We
conducted coupled reactive mass transport modeling of CO2 storage in a sandy aquifer resembling the uppermost layer
in the Utsira Sand, Sleipner, North Sea, in order to investigate the
general effects of rate laws and regional groundwater flow on long-term
CO2 fate in saline aquifers. The temporal and spatial evolution
of CO2 plume and the fate of injected CO2 were
simulated with a series of scenarios with different rate law formulations
for dissolution and precipitation reactions and different flow regimes.

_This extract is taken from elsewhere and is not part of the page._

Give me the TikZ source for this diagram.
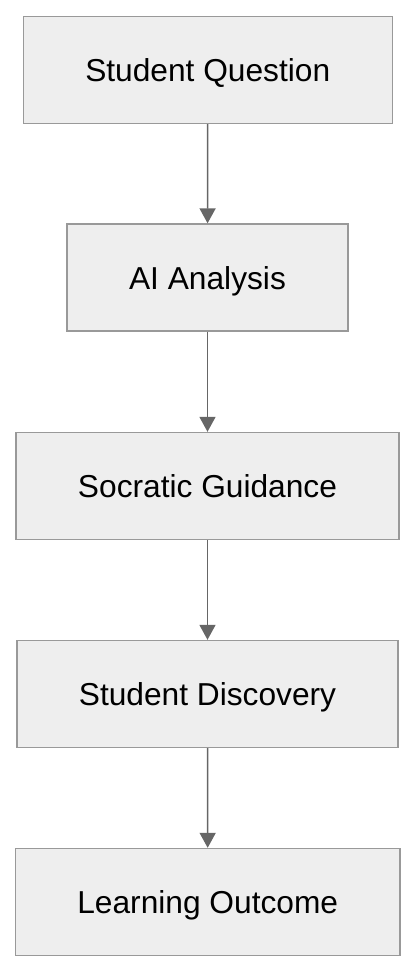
\documentclass[tikz,border=0pt]{standalone}
\usepackage{fontspec}
\setmainfont{Liberation Sans}
\usepackage{tikz}
\usetikzlibrary{arrows.meta, positioning}

\definecolor{boxfill}{HTML}{EEEEEE}
\definecolor{boxline}{HTML}{999999}
\definecolor{flowline}{HTML}{666666}

\begin{document}
\begin{tikzpicture}[
    stage/.style={
        rectangle,
        draw=boxline,
        fill=boxfill,
        line width=1.4pt,
        minimum height=107pt,
        inner xsep=62pt,
        font=\fontsize{31.7}{36}\selectfont,
        text height=24.5pt,
        text depth=1.5pt
    },
    flow/.style={
        draw=flowline,
        line width=1.6pt,
        -{Triangle[width=16pt, length=15pt]}
    }
]
\useasboundingbox (0,0) rectangle (416pt,-972pt);

\node[stage] (question) at (207.75pt, -70pt) {Student Question};
\node[stage] (analysis) at (207.5pt, -277.5pt) {AI Analysis};
\node[stage] (guidance) at (207.5pt, -486pt) {Socratic Guidance};
\node[stage] (discovery) at (207.5pt, -694pt) {Student Discovery};
\node[stage] (outcome) at (207.75pt, -902pt) {Learning Outcome};

\draw[flow] (question) -- (analysis);
\draw[flow] (analysis) -- (guidance);
\draw[flow] (guidance) -- (discovery);
\draw[flow] (discovery) -- (outcome);

\end{tikzpicture}
\end{document}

The results indicated the following: (1) Changing the dissolution
rate laws of the main soluble silicate minerals can influence the
silicate reactions and mineral trapping by impacting the sensitivity
of the relevant coupled reaction’s rate to the acidification
of brine. The steeper the slope of rate−ΔG
r (Gibbs free energy of reaction) relationships, the more
sensitive the coupled reaction rate and the mineral trapping are to
the acidification of brine. The predicted fraction of CO2 mineral trapping when using the linear rate law for feldspar dissolution
is twice as much as when using the nonlinear rate law. (2) Mineral
trapping is more significant when regional groundwater flow is taken
into consideration. Under the influence of regional groundwater flow,
the replenishment of fresh brine from upstream continuously dissolves
CO2 at the tail of CO2 plume, generating a larger
acidified area where mineral trapping takes place. In a Sleipner-like
aquifer, the upstream replenishment of groundwater results in ∼22%
mineral trapping at year 10 000, compared to ∼4% when
the effects of regional groundwater are ignored. (3) Using linear
rate law for silicate dissolution reactions can exaggerate the effect
of groundwater flow on the reaction rates and mineral trapping and
can overestimate the theoretical mineral trapping capacity, compared
to using the nonlinear rate law.